- Ada, Oklahoma

November 18, 2013

Are judicial term limits coming to the Oklahoma Supreme Court?

Christine Pappas, guest writer

Ada —

A major issue on the horizon is whether to limit the terms of office of members of the Oklahoma Supreme Court.  Currently, justices are appointed for a life term and residents vote to retain judges every six years.  Since the retention system was put into place in 1969, no judge has been removed through the process.

Last session, Senator Clark Jolley and Representative Jason Murphey proposed a constitutional amendment that would limit a judge’s tenure to twenty years.  The measure passed the Senate but was not heard in the House Judiciary Committee.  The 70 people who had the pleasure of listening to Speaker of the House T.W. Shannon’s speech on ECU’s campus this month learned that the issue is not dead.  Speaker Shannon seems to be a strong proponent of judicial reform, explaining that when the Oklahoma Supreme Court acts to strike down legislation, they act as a “superlegislature.”  For example, the legislature recently passed workers' compensation reform.  The Supreme Court struck down the law because it didn’t meet certain requirements such as the single-subject rule.  Consequently, the legislature held a special session to pass a new set of workers' compensation laws.

Oklahoma Supreme Court Justice Noma Gurich also spoke on ECU’s campus recently.  It should come as no surprise that, as a sitting judge, she would be skeptical of judicial term limits.  Gurich cited two practical concerns.  First, a larger turnover in judges would lead to more changes in the law.  When the law changes, people can’t count on it.  Second, attorneys who become judges must basically quit their law practices when they go to the bench.  If a lawyer becomes a judge but can only serve for twenty years, it is possible that he or she may have to return to private practice.  This would be difficult for judges and would reduce the number of people who would applying for judicial vacancies.

Term limits have become quite popular in Oklahoma.  With recent law changes, all ten statewide offices – such as governor, treasurer, and attorney general – have term limits. Legislators also are limited to 12 years in office.  If the measure passes out of the legislature and people have the opportunity to vote, it’s very likely that they will vote for term limits.

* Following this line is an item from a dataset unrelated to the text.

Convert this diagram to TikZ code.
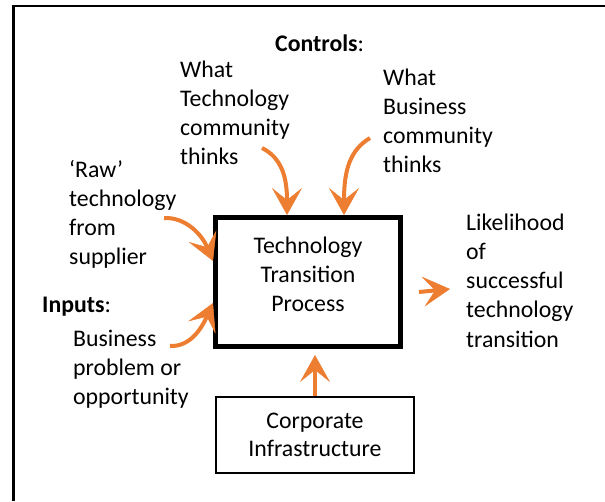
\documentclass[tikz,border=0pt]{standalone}
\usepackage{fontspec}
\setmainfont{Carlito}
\usetikzlibrary{arrows.meta}
\definecolor{arroworange}{RGB}{237,125,49}
\tikzset{
	procstyle/.style={rectangle,draw=black,line width=5pt,minimum width=185pt,minimum height=129pt},
	infrastyle/.style={rectangle,draw=black,line width=2pt,minimum width=198pt,minimum height=76pt},
	textstyle/.style={inner sep=0pt,align=left,font=\fontsize{23.8pt}{29.3pt}\selectfont},
	flowstyle/.style={draw=arroworange,line width=4pt,-{Stealth[length=27pt,width=30pt,inset=12pt,line width=0.5pt]}},
	framestyle/.style={draw=black,line width=2.5pt}
}

\begin{document}
\begin{tikzpicture}[x=1pt,y=-1pt]
		\useasboundingbox (0,0) rectangle (605,501);
		\draw[framestyle] (13.5,501) -- (13.5,6) -- (605,6);
		% boxes (multi-line texts sit on the baseline of their last line)
		\node[procstyle] (proc) at (308,282) {};
		\node[textstyle,align=center,anchor=base] (proctext) at (308,311.6) {Technology\\Transition\\Process};
		\node[infrastyle,textstyle,align=center,font=\fontsize{23.8pt}{28pt}\selectfont] (infra) at (315,435) {Corporate\\Infrastructure};
		% labels
		\node[textstyle,anchor=base west] (ctrl) at (275,51) {\textbf{Controls}:};
		\node[textstyle,anchor=base west] (techc) at (180,164.9) {What\\Technology\\community\\thinks};
		\node[textstyle,anchor=base west] (busc) at (383,172.9) {What\\Business\\community\\thinks};
		\node[textstyle,anchor=base west] (raw) at (69,264.9) {‘Raw’\\technology\\from\\supplier};
		\node[textstyle,anchor=base west] (inp) at (42,312) {\textbf{Inputs}:};
		\node[textstyle,anchor=base west] (prob) at (73,404.6) {Business\\problem or\\opportunity};
		\node[textstyle,anchor=base west] (out) at (466,347.2) {Likelihood\\of\\successful\\technology\\transition};
		% arrow ends
		\coordinate (techtail) at (262,148);
		\coordinate (bustail) at (370,138);
		\coordinate (rawtail) at (164,218);
		\coordinate (probtail) at (170,346);
		\coordinate (outtail) at (419,292);
		\coordinate (outtip) at (450,289);
		\draw[flowstyle] (techtail) .. controls (282,158) and (287,178) .. ([xshift=-21pt]proc.north);
		\draw[flowstyle] (bustail) .. controls (350,150) and (344,170) .. ([xshift=36pt]proc.north);
		\draw[flowstyle] (rawtail) .. controls (186,217) and (202,235) .. ([yshift=21pt]proc.west);
		\draw[flowstyle] (probtail) .. controls (192,347) and (203,325) .. ([yshift=-21pt]proc.west);
		\draw[flowstyle] (outtail) -- (outtip);
		\draw[flowstyle,shorten >=6pt] (infra.north) -- (infra.north |- proc.south);
		\end{tikzpicture}
\end{document}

Perhaps the greatest discussion of the tenure of judges can be found in “The Federalist Papers,” which was an ad campaign written in 1788 to urge ratification of the Constitution.  Alexander Hamilton wrote Federalist No. 78 which urged judicial “permanency in office.”  He wrote that, “Liberty can have nothing to fear from the judiciary alone.” An appellate judge’s power is great, but it is also very passive.  For example, courts cannot solicit certain issues or cases and can only decide what is before them.  Additionally, they have no enforcement power.  Courts are beholden to the executive branch to enact whatever decision they have made.   Finally, Hamilton wrote that, “The complete independence of the courts of justice is particularly essential in a limited Constitution.”

Politically, the clash between the Oklahoma Supreme Court and the legislature is heightened because in 2010, Republicans won control both the executive and legislative branches.  Many of the judges on Oklahoma’s three appellate courts were appointed by Democratic governors, such as Brad Henry.  The result is a clash of values between the judges and the elected branches of government.

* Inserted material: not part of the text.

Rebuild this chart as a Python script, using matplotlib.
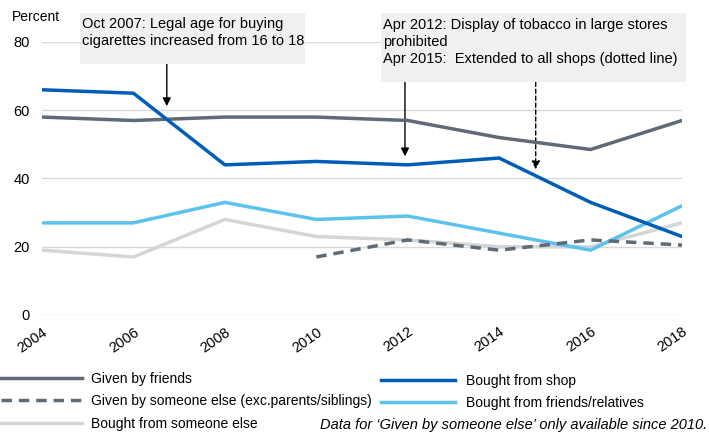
import matplotlib
matplotlib.use("Agg")
import matplotlib.pyplot as plt
from matplotlib.lines import Line2D

plt.rcParams['font.family'] = ['Liberation Sans', 'DejaVu Sans']

years = [2004, 2006, 2008, 2010, 2012, 2014, 2016, 2018]
given_friends = [58, 57, 58, 58, 57, 52, 48.5, 57]
bought_shop = [66, 65, 44, 45, 44, 46, 33, 23]
bought_friends_rel = [27, 27, 33, 28, 29, 24, 19, 32]
bought_someone = [19, 17, 28, 23, 22, 20, 20, 27]
given_someone_years = [2010, 2012, 2014, 2016, 2018]
given_someone = [17, 22, 19, 22, 20.5]

c_friends = '#5e6a75'
c_shop = '#005eb8'
c_frel = '#5bc2ec'
c_someone = '#d3d6d6'

fig = plt.figure(figsize=(7.09, 4.43), dpi=100)
ax = fig.add_axes([42 / 709, 1 - 315 / 443, 640 / 709, 273 / 443])

ax.plot(years, bought_someone, color=c_someone, lw=2.5, zorder=2)
ax.plot(years, bought_friends_rel, color=c_frel, lw=2.5, zorder=3)
ax.plot(years, given_friends, color=c_friends, lw=2.5, zorder=4)
ax.plot(years, bought_shop, color=c_shop, lw=2.5, zorder=5)
ax.plot(given_someone_years, given_someone, color=c_friends, lw=2.5,
        ls=(0, (3, 2)), zorder=4)

ax.set_xlim(2004, 2018)
ax.set_ylim(0, 80)
ax.set_yticks([0, 20, 40, 60, 80])
ax.set_xticks(years)
ax.set_xticklabels([str(y) for y in years], rotation=35, ha='right',
                   rotation_mode='anchor', fontsize=10.5)
ax.tick_params(axis='y', length=0, pad=9, labelsize=10.5)
ax.tick_params(axis='x', length=0, pad=7)
ax.grid(axis='y', color='#d9d9d9', lw=1)
ax.set_axisbelow(True)
for s in ax.spines.values():
    s.set_visible(False)

fig.text(12 / 709, 1 - 17 / 443, 'Percent', fontsize=10, va='center')

# annotation boxes
fig.patches.append(plt.Rectangle((80 / 709, 1 - 64 / 443), 225 / 709, 51 / 443,
                                 transform=fig.transFigure, fc='#f0f0f0', ec='none', zorder=6))
fig.text(82 / 709, 1 - 17 / 443, 'Oct 2007: Legal age for buying\ncigarettes increased from 16 to 18',
         fontsize=10.5, va='top', linespacing=1.3, zorder=7)
fig.patches.append(plt.Rectangle((381 / 709, 1 - 82 / 443), 305 / 709, 69 / 443,
                                 transform=fig.transFigure, fc='#f0f0f0', ec='none', zorder=6))
fig.text(383 / 709, 1 - 18 / 443,
         'Apr 2012: Display of tobacco in large stores\nprohibited\nApr 2015:  Extended to all shops (dotted line)',
         fontsize=10.5, va='top', linespacing=1.25, zorder=7)

arrow = dict(arrowstyle='-|>', color='black', lw=1, mutation_scale=12, shrinkA=0, shrinkB=0)
ax.annotate('', xy=(2006.73, 61.2), xytext=(2006.73, 73.6), arrowprops=arrow,
            annotation_clip=False)
ax.annotate('', xy=(2011.94, 46.5), xytext=(2011.94, 68.2), arrowprops=arrow,
            annotation_clip=False)
arrow2 = dict(arrow, ls=(0, (3, 2)))
ax.annotate('', xy=(2014.8, 42.7), xytext=(2014.8, 68.2), arrowprops=arrow2,
            annotation_clip=False)

# legend
leg_font = dict(fontsize=10, va='center')
col1 = [('Given by friends', c_friends, '-', 378),
        ('Given by someone else (exc.parents/siblings)', c_friends, (0, (3, 2)), 400),
        ('Bought from someone else', c_someone, '-', 423)]
col2 = [('Bought from shop', c_shop, '-', 380),
        ('Bought from friends/relatives', c_frel, '-', 402)]
for label, c, ls, y in col1:
    fig.add_artist(Line2D([1 / 709, 82 / 709], [1 - y / 443] * 2, color=c, lw=2.5, ls=ls))
    fig.text(91 / 709, 1 - (y + 1) / 443, label, **leg_font)
for label, c, ls, y in col2:
    fig.add_artist(Line2D([381 / 709, 455 / 709], [1 - y / 443] * 2, color=c, lw=2.5, ls=ls))
    fig.text(466 / 709, 1 - (y + 1) / 443, label, **leg_font)
fig.text(707 / 709, 1 - 425 / 443, "Data for \u2018Given by someone else\u2019 only available since 2010.",
         fontsize=10.5, style='italic', ha='right', va='center')

fig.savefig('out.png', dpi=100)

A clash like this has occurred before, but on the federal level.  After President Franklin Roosevelt was elected in 1932, he worked with Congress to pass hundreds of bills that we know as the New Deal.  Roosevelt and Congress were dominated by Democrats, but the U.S. Supreme Court was majority Republican. The Court struck down every piece of New Deal legislation as unconstitutional.  

President Roosevelt was so frustrated with the Court that he suggested a plan to add new members to the Supreme Court who would uphold his legislation. Roosevelt’s “court packing plan” never went into effect because just after it was suggested in 1937, the Supreme Court stopped striking down New Deal bills.

The judicial branch is not supposed to agree with the elected branches.  The legislature and governor do what is popular, but the court upholds the Constitution and interprets statutes, whether their decisions are popular or not.